When you set a boundary…
- Someone may be disappointed, and it might feel like rejection.
- Someone may disagree/disapprove, and it might feel like shame.
- Someone may share opposing opinions, and it might feel like self-doubt.
- Someone may turn away from you, and it might feel like abandonment.
Instead of seeing that disappointment, disagreement, opposing opinions, or the turning away as indications that you did something wrong, the real transformation comes when you can see that they’re a good sign—proof of your own growth!
These painful experiences invite the spiritual question: Where do I seek comfort and reassurance when I feel rejection, shame, self-doubt, or abandonment?
If you choose to, seeking comfort and reassurance from your Creator can allow you to more easily see the reactions of others for what they are: humans grappling with their own natural fears. Their reactions aren’t even about you—they’re about them.
Others will always have opinions about what we say and do. Until we learn to rely on something greater to define us, we’ll give the opinions of others a LOT of power.
Using your voice to express yourself with clear boundaries means allowing those opinions to just be opinions. They don’t define you. God defines your worth and you define yourself.
To soothe the sting of displeasing others—a pain that is natural and valid no matter how deep your faith—you may want to practice a centering prayer like this one:
Listening to my inner voice when it would be easier to go along with others is a sign that I’m focused on pleasing you, God, not others. I can hold my boundaries AND feel compassion for others at the same time. Help me to withstand the pain of rejection and judgment when I remain true to myself. Help me to know that my worth comes from you and not from what others think of me.

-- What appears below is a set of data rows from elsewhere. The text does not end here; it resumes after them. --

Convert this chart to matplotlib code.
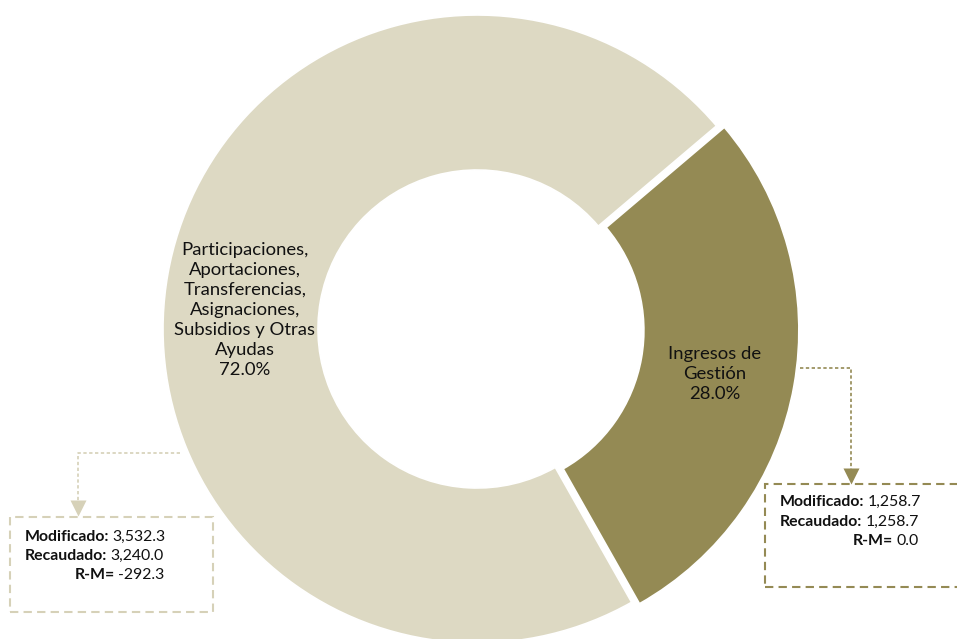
import matplotlib.pyplot as plt

plt.rcParams['font.family'] = ['Lato', 'DejaVu Sans']

# data
categories = ['Ingresos de\nGestión', 'Participaciones,\nAportaciones,\nTransferencias,\nAsignaciones,\nSubsidios y Otras\nAyudas']
shares = [28.0, 72.0]
modificado = [1258.7, 3532.3]
recaudado = [1258.7, 3240.0]
r_m = [0.0, -292.3]

light = '#DDD9C3'
dark = '#948A54'

fig = plt.figure(figsize=(9.57, 6.39), dpi=100)
ax = fig.add_axes([0, 0, 1, 1])

cx, cy, R = 477, 310, 314
# explode is in data units here (pixels), pie does not scale it by radius
wedges, _ = ax.pie(shares, colors=[dark, light], startangle=40.3, counterclock=False,
                   radius=R, center=(cx, cy), explode=[8, 0],
                   wedgeprops=dict(width=R - 159, edgecolor='white', linewidth=1.2))
ax.set_xlim(0, 957)
ax.set_ylim(0, 639)
ax.set_aspect('auto')
ax.axis('off')

# labels in the ring
ax.text(715, 265, f'{categories[0]}\n{shares[0]:.1f}%', ha='center', va='center',
        fontsize=13.3, linespacing=1.32, color='#111111')
ax.text(245, 329, f'{categories[1]}\n{shares[1]:.1f}%', ha='center', va='center',
        fontsize=13.3, linespacing=1.32, color='#111111')

# connectors
ax.plot([180, 78, 78], [186, 186, 130], color='#D6D1B8', lw=1.2, ls=(0, (2, 1.5)))
ax.plot([78], [131], marker='v', ms=11, color='#D6D1B8', mec='none')
ax.plot([800, 851, 851], [271, 271, 162], color=dark, lw=1.2, ls=(0, (2, 1.5)))
ax.plot([851], [163], marker='v', ms=11, color=dark, mec='none')

# boxes
ax.add_patch(plt.Rectangle((10, 27), 203, 95, fill=False, ec='#D6D1B8', lw=1.5, ls=(0, (4, 2.5))))
ax.add_patch(plt.Rectangle((765, 52), 200, 103, fill=False, ec=dark, lw=1.5, ls=(0, (4, 2.5)),
                           clip_on=False))


def box_line(x, y, label, value):
    t = ax.text(x, y, label, fontsize=11.4, fontweight='bold', ha='left', va='bottom', color='#111111')
    ax.annotate(value, xy=(1, 0), xycoords=t, xytext=(2.2, 0), textcoords='offset points',
                ha='left', va='bottom', fontsize=11.4, color='#111111')


def fmt(v):
    return f'{v:,.1f}'


box_line(25, 95, 'Modificado:', fmt(modificado[1]))
box_line(25, 76, 'Recaudado:', fmt(recaudado[1]))
box_line(75, 57, 'R-M=', fmt(r_m[1]))

box_line(780, 130, 'Modificado:', fmt(modificado[0]))
box_line(780, 110, 'Recaudado:', fmt(recaudado[0]))
box_line(853, 91, 'R-M=', fmt(r_m[0]))

fig.savefig('out.png', dpi=100)
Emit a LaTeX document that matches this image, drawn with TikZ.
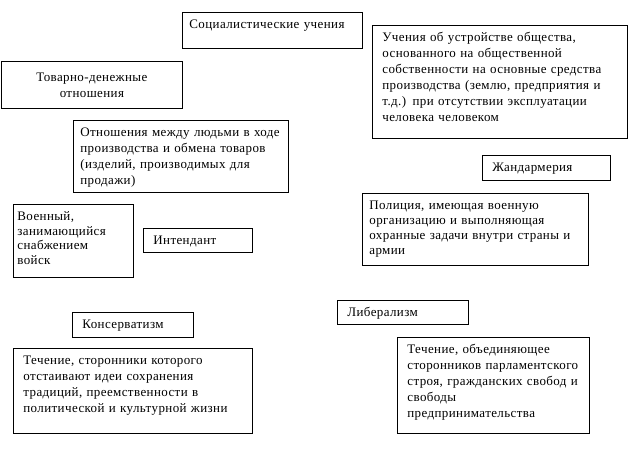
\documentclass[tikz,border=0pt]{standalone}
\usepackage{fontspec}
\setmainfont{Liberation Serif}[LetterSpace=3]
\usetikzlibrary{positioning}
\tikzset{
  every node/.style={font=\fontsize{13}{16}\selectfont},
  term/.style={
    draw=black, line width=0.8pt, anchor=north west,
    align=left, inner xsep=10pt, inner ysep=7.5pt, text height=9pt
  },
  heading/.style={
    draw=black, line width=0.8pt, anchor=north west,
    align=center, inner sep=2pt
  },
  tight/.style={font=\fontsize{13}{14.5}\selectfont},
}
\begin{document}
\begin{tikzpicture}[x=1pt, y=-1pt]
        \fill[white] (0,0) rectangle (637,457);
        \useasboundingbox (0,0) rectangle (637,457);
        % terms
        \node[term, inner xsep=7pt, text width=166pt, text depth=12pt] (soc) at (182,12) {Социалистические учения};
        \node[heading, text width=170pt, minimum width=181pt, minimum height=47pt] (tovar) at (1,61) {Товарно-денежные\\ отношения};
        \node[term, text width=89pt, text depth=0pt] (intend) at (143,228) {Интендант};
        \node[term, text width=108pt, text depth=1pt] (zhand) at (482,155) {Жандармерия};
        \node[term, text width=101pt, text depth=1pt] (kons) at (72,312) {Консерватизм};
        \node[term, text width=111pt, text depth=0pt] (liber) at (337,300) {Либерализм};
        % definitions
        \node[term, text width=235pt, text depth=89pt] (socdef) at (372,25) {Учения об устройстве общества,\\ основанного на общественной\\ собственности на основные средства\\ производства (землю, предприятия и\\ т.д.) при отсутствии эксплуатации\\ человека человеком};
        \node[term, inner xsep=7pt, text width=201pt, text depth=48pt] (tovardef) at (73,120) {Отношения между людьми в ходе\\ производства и обмена товаров\\ (изделий, производимых для\\ продажи)};
        \node[term, tight, inner xsep=4pt, text width=112pt, text depth=49pt] (intenddef) at (13,204) {Военный,\\ занимающийся\\ снабжением\\ войск};
        \node[term, inner xsep=7pt, font=\fontsize{13}{15}\selectfont, text width=212pt, text depth=48pt] (zhanddef) at (362,193) {Полиция, имеющая военную\\ организацию и выполняющая\\ охранные задачи внутри страны и\\ армии};
        \node[term, text width=219pt, text depth=61pt] (konsdef) at (13,348) {Течение, сторонники которого\\ отстаивают идеи сохранения\\ традиций, преемственности в\\ политической и культурной жизни};
        \node[term, text width=172pt, text depth=72pt] (liberdef) at (397,337) {Течение, объединяющее\\ сторонников парламентского\\ строя, гражданских свобод и\\ свободы\\ предпринимательства};
\end{tikzpicture}
\end{document}
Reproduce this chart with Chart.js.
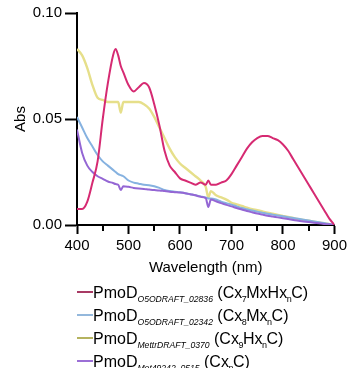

Setting boundaries is an act of faith. It requires trusting in something deep within you to be trustworthy, a compass to guide you when you face the pressure to conform to something you don’t believe is right.
The holidays bring up important questions about how we’ll spend our precious and limited resources of time and energy. This is an excellent time to practice honing the powerful life skill of setting boundaries. Just imagine what you’ll be able to do when this season has passed!
May we be courageous.
May we be clear.
May we be kind.
Do you want to learn to set healthy boundaries? Learn more here!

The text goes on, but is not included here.